Title page for ETD etd-04302003-215238

Type of Document Master's Thesis
Author Taylor, Thomas Brandon
URN etd-04302003-215238
Title Arthropod assemblages on longleaf pines: a possible link between the red-cockaded woodpecker and groundcover vegetation
Degree Master of Science
Department Biology
Advisory Committee
Advisor Name Title
Walters, Jeffery R. Committee Chair
Fraser, James D. Committee Member
Jones, Robert H. Committee Member
Salom, Scott M. Committee Member
  • arthropod
  • fire
  • groundcover
  • red-cockaded woodpecker
Date of Defense 2003-02-26
Availability unrestricted
Little is known about arthropod communities inhabiting longleaf pines in the southeastern United States. This information is of particular importance because arthropods serve as the food base for the federally endangered red-cockaded woodpecker (RCW). In a recent study, this arthropod community has been suggested to be the mechanism by which RCW reproductive success is linked to the groundcover composition of the forest (which is a reflection of the forest’s fire history). This is possible because it has been shown that much of the arthropod community found on longleaf pines originates from the forest floor. If the arthropod community is the link between the ground cover and the RCWs’ reproductive success then higher amounts of arthropods should be found in areas with groundcover that is indicative of frequent burning. I conducted a one year study at three sites containing RCWs to determine whether the ground cover of the forest influences the abundance and mass of the arthropod communities on longleaf pines. I focused on impacts of groundcover on arthropods by controlling for tree species, tree age, soil type, hardwood midstory density, and overstory basal area.

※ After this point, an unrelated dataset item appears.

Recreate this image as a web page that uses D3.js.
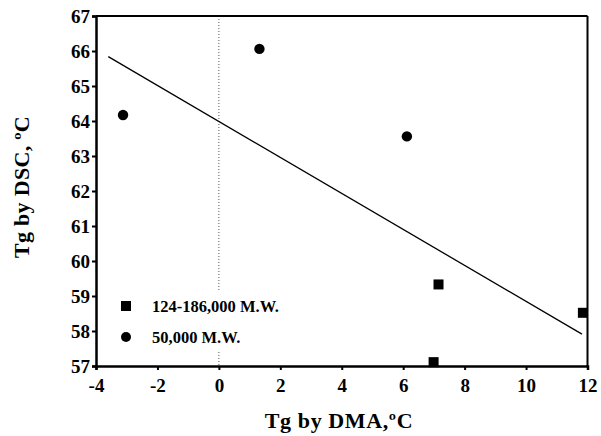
<!DOCTYPE html>
<html><head><meta charset="utf-8">
<script src="https://cdn.jsdelivr.net/npm/d3@7"></script>
<style>body{margin:0;background:#fff;}</style>
</head><body>
<svg id="c" width="601" height="436"></svg>
<script>
const xTicks = [-4,-2,0,2,4,6,8,10,12];
const yTicks = [57,58,59,60,61,62,63,64,65,66,67];
const hiMW_x = [7.15, 11.85, 6.99];
const hiMW_y = [59.33, 58.52, 57.11];
const loMW_x = [-3.12, 1.32, 6.12];
const loMW_y = [64.17, 66.06, 63.56];
const fitX = [-3.6, 11.82];
const fitY = [65.84, 57.91];
const legendLabels = ["124-186,000 M.W.", "50,000 M.W."];

const svg = d3.select("#c");
const m = {l:96, r:587.5, t:16, b:366};
const x = d3.scaleLinear().domain([-4,12]).range([m.l, m.r]);
const y = d3.scaleLinear().domain([57,67]).range([m.b, m.t]);
const serif = "'Liberation Serif','DejaVu Serif',serif";

// dotted zero line
svg.append("line").attr("x1",x(0)).attr("x2",x(0)).attr("y1",y(67)).attr("y2",y(57))
  .attr("stroke","#555").attr("stroke-width",1).attr("stroke-dasharray","1,2");

// frame top / right
svg.append("line").attr("x1",m.l).attr("x2",m.r).attr("y1",m.t).attr("y2",m.t).attr("stroke","#000").attr("stroke-width",2);
svg.append("line").attr("x1",m.r).attr("x2",m.r).attr("y1",m.t).attr("y2",m.b).attr("stroke","#000").attr("stroke-width",2);

// axes
const xa = svg.append("g").attr("transform",`translate(0,${m.b})`)
  .call(d3.axisBottom(x).tickValues(xTicks).tickSize(4).tickPadding(5).tickFormat(d=>String(d)));
const ya = svg.append("g").attr("transform",`translate(${m.l},0)`)
  .call(d3.axisLeft(y).tickValues(yTicks).tickSize(4).tickPadding(2).tickFormat(d=>String(d)));
[xa,ya].forEach(a=>{
  a.select(".domain").attr("stroke","#000").attr("stroke-width",2.5);
  a.selectAll(".tick line").attr("stroke","#000").attr("stroke-width",2);
  a.selectAll("text").attr("font-family",serif).attr("font-weight","bold").attr("font-size",19).attr("fill","#000");
});
xa.selectAll("text").attr("dy","0.9em");
ya.selectAll("text").attr("dy","0.35em");

// fit line
svg.append("line").attr("x1",x(fitX[0])).attr("y1",y(fitY[0])).attr("x2",x(fitX[1])).attr("y2",y(fitY[1]))
  .attr("stroke","#000").attr("stroke-width",1.3);

// legend (white background)
svg.append("rect").attr("x",112).attr("y",290).attr("width",175).attr("height",62).attr("fill","#fff");
svg.append("rect").attr("x",121).attr("y",301).attr("width",10).attr("height",10).attr("fill","#000");
svg.append("circle").attr("cx",126).attr("cy",337).attr("r",5).attr("fill","#000");
svg.append("text").attr("x",152).attr("y",312).text(legendLabels[0])
  .attr("font-family",serif).attr("font-size",16.5).attr("font-weight","bold").attr("fill","#000");
svg.append("text").attr("x",152).attr("y",343).text(legendLabels[1])
  .attr("font-family",serif).attr("font-size",16.5).attr("font-weight","bold").attr("fill","#000");

// points
const sq = 10;
svg.selectAll(".sq").data(hiMW_x.map((d,i)=>[d,hiMW_y[i]])).enter().append("rect")
  .attr("x",d=>x(d[0])-sq/2).attr("y",d=>y(d[1])-sq/2).attr("width",sq).attr("height",sq).attr("fill","#000");
svg.selectAll(".ci").data(loMW_x.map((d,i)=>[d,loMW_y[i]])).enter().append("circle")
  .attr("cx",d=>x(d[0])).attr("cy",d=>y(d[1])).attr("r",5.2).attr("fill","#000");

// axis titles
svg.append("text").attr("x",339).attr("y",428).attr("text-anchor","middle")
  .attr("font-family",serif).attr("font-size",22).attr("letter-spacing",0.6).attr("font-weight","bold").text("Tg by DMA,ºC");
svg.append("text").attr("transform","translate(29,187) rotate(-90)").attr("text-anchor","middle")
  .attr("font-family",serif).attr("font-size",22).attr("letter-spacing",0.3).attr("font-weight","bold").text("Tg by DSC, ºC");
</script>
</body></html>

My results show that arthropod biomass was positively and significantly correlated to the percent coverage of herbaceous and graminoid vegetation and was negatively and significantly correlated to the percent coverage of woody vegetation. Arthropod biomass and abundance was also observed to vary seasonally with a peak occurring during spring and summer. Additionally, prescribed fire was not found to have a negative short-term impact on arthropod biomass.